Los periodistas y fotógrafos visten como corresponsales de guerra. Algunos son golpeados por los guardias nacionales o por los colectivos, bandas de pistoleros auspiciados por el Gobierno que se hacen presentes durante las protestas, disparando al aire y contra los manifestantes.
En las marchas, desde el 1 de abril, siempre hay muertos o heridos. Los asfixiados son tratados en clínicas. Los ojos arden, la nariz gotea. Son tantas las bombas que no hay tiempo para resguardarse. Las bombas rompen la cabeza hasta llegar al cráneo o hacen heridas en la piel. Una de ellas fue lanzada al pecho del estudiante universitario, Juan Pernalete, causándole la muerte. La Fiscalía General, con una rapidez inusual, imputó a 19 guardias y policías, acusados del homicidio de manifestantes. Hasta el momento no han sido llevados a juicio.
En la protesta del 19 de abril, los ciudadanos, acosados, tuvieron que cruzar el río Guaire. Un río contaminado. Una cloaca abierta. Algunos cayeron inconscientes por el efecto de las lacrimógenas. Hubo infecciones en los pulmones y en la piel. Los médicos recomendaron a las víctimas vacunarse con toxoide.
Los heridos son retirados del frente por estudiantes de Medicina de las universidades públicas. Vestidos con los uniformes de enfermeros y con cascos blancos y una cruz, los trasladan en camillas, los atienden donde pueden, en los comercios o allí mismo en el pavimento. Los voluntarios, a su vez sufren, heridas. Paul Moreno fue arrollado intencionalmente por un vehículo causándole la muerte.

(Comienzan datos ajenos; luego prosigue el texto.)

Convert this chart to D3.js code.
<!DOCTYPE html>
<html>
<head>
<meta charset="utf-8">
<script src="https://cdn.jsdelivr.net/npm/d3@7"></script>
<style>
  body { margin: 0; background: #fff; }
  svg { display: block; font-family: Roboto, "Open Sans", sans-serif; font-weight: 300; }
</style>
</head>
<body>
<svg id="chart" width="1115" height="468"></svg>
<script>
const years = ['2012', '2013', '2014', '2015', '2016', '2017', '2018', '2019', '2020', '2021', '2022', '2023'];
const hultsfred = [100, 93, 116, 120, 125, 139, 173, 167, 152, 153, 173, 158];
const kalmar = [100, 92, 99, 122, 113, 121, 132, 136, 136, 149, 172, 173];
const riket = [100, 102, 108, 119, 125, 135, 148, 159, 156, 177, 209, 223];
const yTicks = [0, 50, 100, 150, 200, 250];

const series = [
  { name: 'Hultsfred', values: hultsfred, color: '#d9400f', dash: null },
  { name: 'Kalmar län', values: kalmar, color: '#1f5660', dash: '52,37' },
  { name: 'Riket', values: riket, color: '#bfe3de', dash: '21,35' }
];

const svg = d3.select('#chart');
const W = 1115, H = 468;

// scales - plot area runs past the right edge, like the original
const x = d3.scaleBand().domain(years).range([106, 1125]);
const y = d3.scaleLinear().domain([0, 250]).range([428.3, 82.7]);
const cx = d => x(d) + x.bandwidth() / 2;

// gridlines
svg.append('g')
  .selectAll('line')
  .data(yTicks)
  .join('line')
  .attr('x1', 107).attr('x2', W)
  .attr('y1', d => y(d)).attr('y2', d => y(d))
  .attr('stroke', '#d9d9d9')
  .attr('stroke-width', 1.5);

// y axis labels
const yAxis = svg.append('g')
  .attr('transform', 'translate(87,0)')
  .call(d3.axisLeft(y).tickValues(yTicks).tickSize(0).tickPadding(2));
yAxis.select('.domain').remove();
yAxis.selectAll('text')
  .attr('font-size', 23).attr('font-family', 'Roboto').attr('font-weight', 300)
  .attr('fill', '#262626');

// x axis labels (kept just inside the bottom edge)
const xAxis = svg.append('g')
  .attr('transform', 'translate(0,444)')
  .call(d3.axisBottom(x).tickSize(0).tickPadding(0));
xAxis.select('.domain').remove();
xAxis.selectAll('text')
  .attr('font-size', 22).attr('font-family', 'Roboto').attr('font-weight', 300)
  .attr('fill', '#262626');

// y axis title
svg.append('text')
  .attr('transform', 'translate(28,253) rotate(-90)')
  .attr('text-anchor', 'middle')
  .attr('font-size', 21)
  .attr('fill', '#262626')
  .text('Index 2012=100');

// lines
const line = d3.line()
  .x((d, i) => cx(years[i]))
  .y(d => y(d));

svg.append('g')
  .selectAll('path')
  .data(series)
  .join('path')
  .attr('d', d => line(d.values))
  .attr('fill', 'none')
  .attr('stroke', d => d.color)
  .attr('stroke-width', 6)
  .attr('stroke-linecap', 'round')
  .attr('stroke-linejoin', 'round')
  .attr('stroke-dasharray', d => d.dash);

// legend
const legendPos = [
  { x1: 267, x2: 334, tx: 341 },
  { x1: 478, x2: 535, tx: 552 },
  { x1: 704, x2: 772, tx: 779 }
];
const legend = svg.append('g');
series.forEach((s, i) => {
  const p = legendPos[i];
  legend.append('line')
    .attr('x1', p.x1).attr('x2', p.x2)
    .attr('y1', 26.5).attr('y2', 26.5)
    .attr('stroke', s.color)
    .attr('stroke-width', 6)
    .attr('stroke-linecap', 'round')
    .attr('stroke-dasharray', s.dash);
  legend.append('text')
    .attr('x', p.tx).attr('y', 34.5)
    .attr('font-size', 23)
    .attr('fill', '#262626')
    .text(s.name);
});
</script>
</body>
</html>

Durante las retiradas, el piquete de guardias avanza. Los gases penetran en las ventanas de las residencias, en los colegios, en las clínicas. Las bombas caen sobre los vehículos, causando incendios. Los guardias en motos atrapan a los manifestantes y se los llevan detenidos. Los informes de las organizaciones de derechos humanos, como Provea y Foro Penal, denuncian violaciones al debido proceso, malos tratos, tortura, hacinamiento en las cárceles, tribunales militares.

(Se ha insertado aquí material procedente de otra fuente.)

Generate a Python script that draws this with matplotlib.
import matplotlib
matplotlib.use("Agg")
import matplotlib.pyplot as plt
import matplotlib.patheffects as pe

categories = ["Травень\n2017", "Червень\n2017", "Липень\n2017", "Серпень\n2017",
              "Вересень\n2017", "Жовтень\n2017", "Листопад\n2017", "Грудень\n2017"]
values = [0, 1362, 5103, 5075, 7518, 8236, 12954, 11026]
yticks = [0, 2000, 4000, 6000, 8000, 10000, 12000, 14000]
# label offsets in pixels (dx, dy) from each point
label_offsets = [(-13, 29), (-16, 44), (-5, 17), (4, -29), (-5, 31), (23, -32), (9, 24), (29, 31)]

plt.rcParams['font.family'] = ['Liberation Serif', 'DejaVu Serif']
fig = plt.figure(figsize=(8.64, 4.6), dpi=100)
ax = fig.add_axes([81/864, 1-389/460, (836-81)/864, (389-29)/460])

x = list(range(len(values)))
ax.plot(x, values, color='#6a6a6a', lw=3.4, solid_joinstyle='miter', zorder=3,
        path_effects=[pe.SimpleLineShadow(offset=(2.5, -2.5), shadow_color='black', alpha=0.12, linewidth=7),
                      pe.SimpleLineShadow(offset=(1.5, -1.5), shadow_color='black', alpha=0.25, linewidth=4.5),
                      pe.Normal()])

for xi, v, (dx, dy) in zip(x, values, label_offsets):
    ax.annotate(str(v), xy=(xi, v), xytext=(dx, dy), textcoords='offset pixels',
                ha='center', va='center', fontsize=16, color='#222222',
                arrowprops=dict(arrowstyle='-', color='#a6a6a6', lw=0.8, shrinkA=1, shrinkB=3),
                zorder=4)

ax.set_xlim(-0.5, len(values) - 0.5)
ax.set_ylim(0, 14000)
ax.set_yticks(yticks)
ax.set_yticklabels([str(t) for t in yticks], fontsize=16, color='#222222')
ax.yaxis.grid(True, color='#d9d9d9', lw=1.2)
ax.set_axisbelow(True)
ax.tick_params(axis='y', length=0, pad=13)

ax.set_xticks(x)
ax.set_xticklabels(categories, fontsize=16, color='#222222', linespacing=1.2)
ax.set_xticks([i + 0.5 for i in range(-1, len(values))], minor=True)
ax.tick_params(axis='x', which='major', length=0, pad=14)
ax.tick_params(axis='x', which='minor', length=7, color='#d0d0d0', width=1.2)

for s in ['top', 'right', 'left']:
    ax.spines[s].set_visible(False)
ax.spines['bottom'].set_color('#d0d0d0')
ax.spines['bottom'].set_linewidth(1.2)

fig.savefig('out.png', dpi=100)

En las ciudades de la provincia y en algunos sectores de Caracas, los ciudadanos recurren al uso de barricadas o guarimbas, una forma de protesta que obstaculiza la vía pública, una táctica utilizada por los indígenas contra los conquistadores. A los guarimberos los siguen hasta su casa, les tumban las puertas, los buscan piso por piso. Así sucedió en San Antonio de los Altos en las afueras de Caracas, donde fue asesinado el biólogo Diego Arellano.

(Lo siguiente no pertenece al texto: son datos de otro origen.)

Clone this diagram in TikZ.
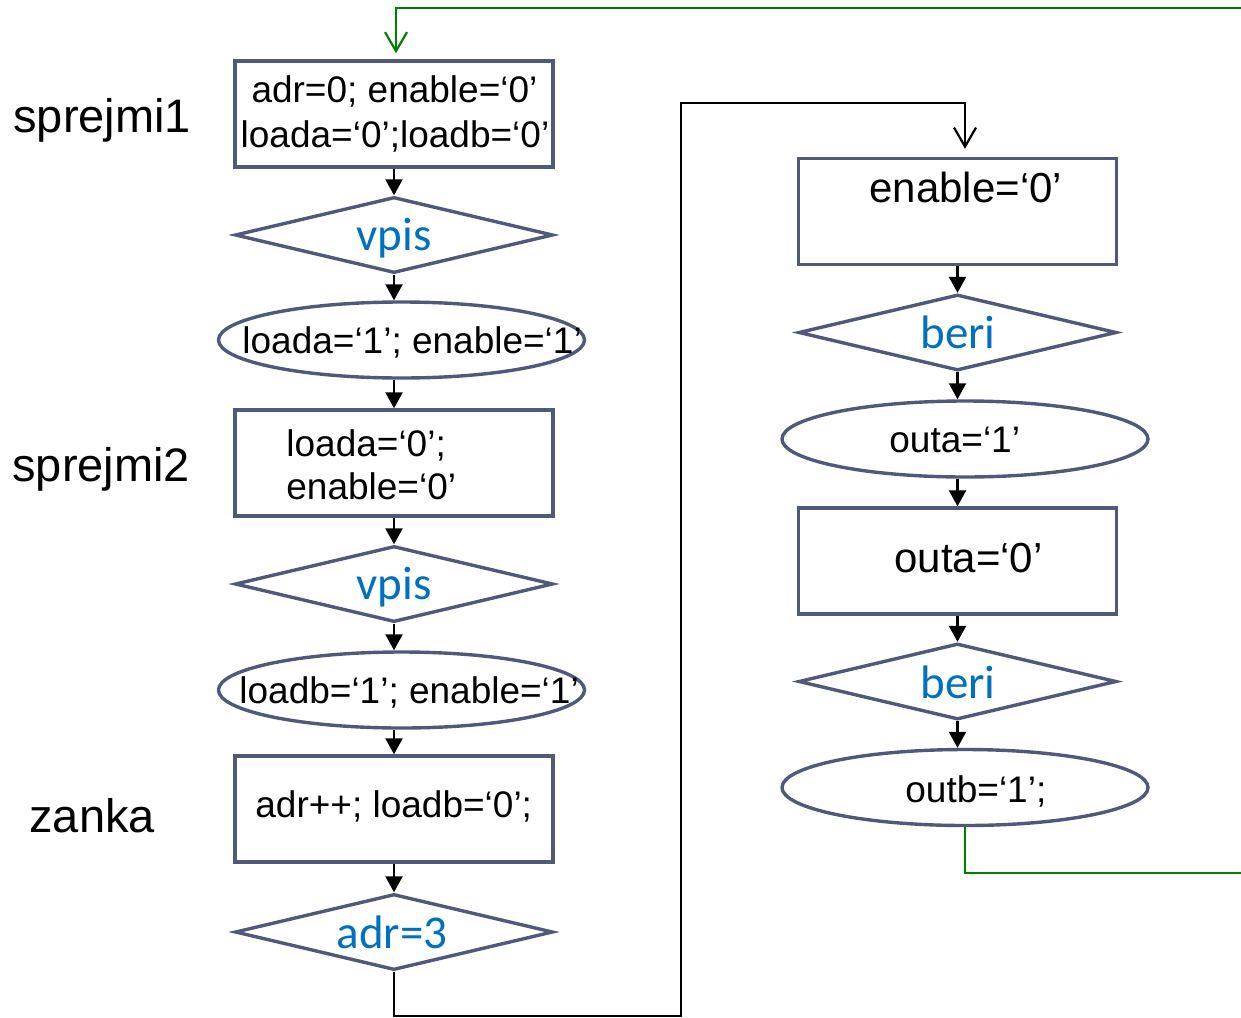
\documentclass[tikz,border=0pt]{standalone}
\usepackage{fontspec}
\setmainfont{Liberation Sans}
\newfontfamily\condfont{Carlito}
\usetikzlibrary{shapes.geometric,arrows.meta}
\definecolor{edgegray}{RGB}{80,89,122}
\definecolor{condblue}{RGB}{0,112,192}
\definecolor{loopgreen}{RGB}{0,128,0}

\begin{document}
\begin{tikzpicture}[x=0.5pt,y=-0.5pt,
  box/.style={draw=edgegray,line width=1.7pt,minimum width=159pt,minimum height=53pt,inner sep=0pt},
  test/.style={diamond,draw=edgegray,line width=1.7pt,minimum width=159pt,minimum height=38pt,inner sep=0pt},
  oval/.style={ellipse,draw=edgegray,line width=1.7pt,minimum width=183pt,minimum height=38pt,inner sep=0pt},
  txt/.style={font=\fontsize{18.5}{22}\selectfont,inner sep=0pt},
  bigtxt/.style={font=\fontsize{21}{25}\selectfont,inner sep=0pt},
  tag/.style={font=\fontsize{23.5}{28}\selectfont,inner sep=0pt},
  cond/.style={font=\condfont\fontsize{23.5}{28}\selectfont,text=condblue,inner sep=0pt},
  flow/.style={line width=1.1pt,-{Triangle[length=8pt,width=8.5pt]}},
  jump/.style={line width=1.1pt,line join=miter,-{Straight Barb[length=9.5pt,width=11pt]}},
  back/.style={jump,draw=loopgreen}
]
\useasboundingbox (0,0) rectangle (1241,1017);

% left column
\node[box]  (r1) at (394,114) {};
\node[test] (d1) at (394,235) {};
\node[oval] (e1) at (401.5,340) {};
\node[box]  (r2) at (394,463) {};
\node[test] (d2) at (394,584) {};
\node[oval] (e2) at (401.5,690) {};
\node[box]  (r3) at (394,809) {};
\node[test] (d3) at (394,932) {};

% right column
\node[box]  (r4) at (957.5,211.5) {};
\node[test] (d4) at (957.5,332.5) {};
\node[oval] (e3) at (965,439) {};
\node[box]  (r5) at (957.5,561) {};
\node[test] (d5) at (957.5,681.5) {};
\node[oval] (e4) at (965,787.5) {};

% texts of the left column
\node[txt,anchor=base] (t1a) at (394.5,102) {adr=0; enable=‘0’};
\node[txt,anchor=base] (t1b) at (395,147) {loada=‘0’;loadb=‘0’};
\node[cond,anchor=base] (c1) at (394,250) {vpis};
\node[txt,anchor=base west] (t2) at (242,353) {loada=‘1’; enable=‘1’};
\node[txt,anchor=base west] (t3a) at (286,456) {loada=‘0’;};
\node[txt,anchor=base west] (t3b) at (286,499) {enable=‘0’};
\node[cond,anchor=base] (c2) at (394,599) {vpis};
\node[txt,anchor=base west] (t4) at (239,703) {loadb=‘1’; enable=‘1’};
\node[txt,anchor=base west] (t5) at (255,817) {adr++; loadb=‘0’;};
\node[cond,anchor=base] (c3) at (392,948) {adr=3};

% texts of the right column
\node[bigtxt,anchor=base west] (t6) at (869,202) {enable=‘0’};
\node[cond,anchor=base] (c4) at (958,348) {beri};
\node[txt,anchor=base west] (t7) at (889,452) {outa=‘1’};
\node[bigtxt,anchor=base west] (t8) at (894,572) {outa=‘0’};
\node[cond,anchor=base] (c5) at (958,698) {beri};
\node[txt,anchor=base west] (t9) at (905,802) {outb=‘1’;};

% state names
\node[tag,anchor=base west] (l1) at (13,132) {sprejmi1};
\node[tag,anchor=base west] (l2) at (12,481) {sprejmi2};
\node[tag,anchor=base west] (l3) at (29,832) {zanka};

% flow arrows
\draw[flow] (r1.south) -- (d1.north);
\draw[flow] (d1.south) -- (e1.north -| d1.south);
\draw[flow] (e1.south -| r2.north) -- (r2.north);
\draw[flow] (r2.south) -- (d2.north);
\draw[flow] (d2.south) -- (e2.north -| d2.south);
\draw[flow] (e2.south -| r3.north) -- (r3.north);
\draw[flow] (r3.south) -- (d3.north);

\draw[flow] (r4.south) -- (d4.north);
\draw[flow] (d4.south) -- (e3.north -| d4.south);
\draw[flow] (e3.south -| r5.north) -- (r5.north);
\draw[flow] (r5.south) -- (d5.north);
\draw[flow] (d5.south) -- (e4.north -| d5.south);

% jump from the left column to the right one
\coordinate (k2) at (681,1016);
\coordinate (k4) at (965,103);
\draw[jump,shorten >=4pt] (d3.south) |- (k2) |- (k4) -- (k4 |- r4.north);

% return to the start
\coordinate (g1) at (1241,873);
\coordinate (g2) at (1241,8);
\coordinate (g3) at (396,8);
\draw[back,-] (e4.south) |- (g1);
\draw[back,shorten >=3pt] (g2) -- (g3) -- (g3 |- r1.north);
\end{tikzpicture}
\end{document}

El día de la marcha de las mujeres, 6 de mayo, no hubo enfrentamiento. Alrededor, la multitud hablaba, tomaba fotos, comían helados. Me llamó la atención un grupo de siete mujeres vestidas con delantales de cocina que enarbolaban pancartas alusivas a la resistencia no violenta de Martin Luther King. A una de ellas le pregunté por su nombre: "Yo soy empleada pública".
A 300 metros de donde camino, murió Andrés Cañizales, un joven músico de 18 años. Miguel Castillo moriría el 10 de mayo en circunstancias parecidas, a consecuencia de esferas metálicas que pueden ser disparadas desde las pistolas de perdigones.
A las víctimas les llaman "caídos" por la libertad. Son enterrados en un funeral donde se canta el himno nacional. Los ciudadanos asisten, aunque no conozcan al difunto. Los fallecidos son considerados como héroes. Ahora mismo, mientras escribo estas líneas, han asesinado a siete jóvenes, en una protesta en Barinas, estado natal de Hugo Chávez.
Las manifestaciones en Venezuela, si bien comienzan como una protesta pacífica, concluyen en violencia. Cada día aumenta el número de fallecidos, detenidos y heridos. La exagerada represión (ver informe de Amnistía Internacional del 10 de mayo) "aterroriza" y pretende callar los reclamos de los ciudadanos, quienes, a su vez, indignados, recurren al enfrentamiento contra las instituciones del Estado, llámese Guardia Nacional.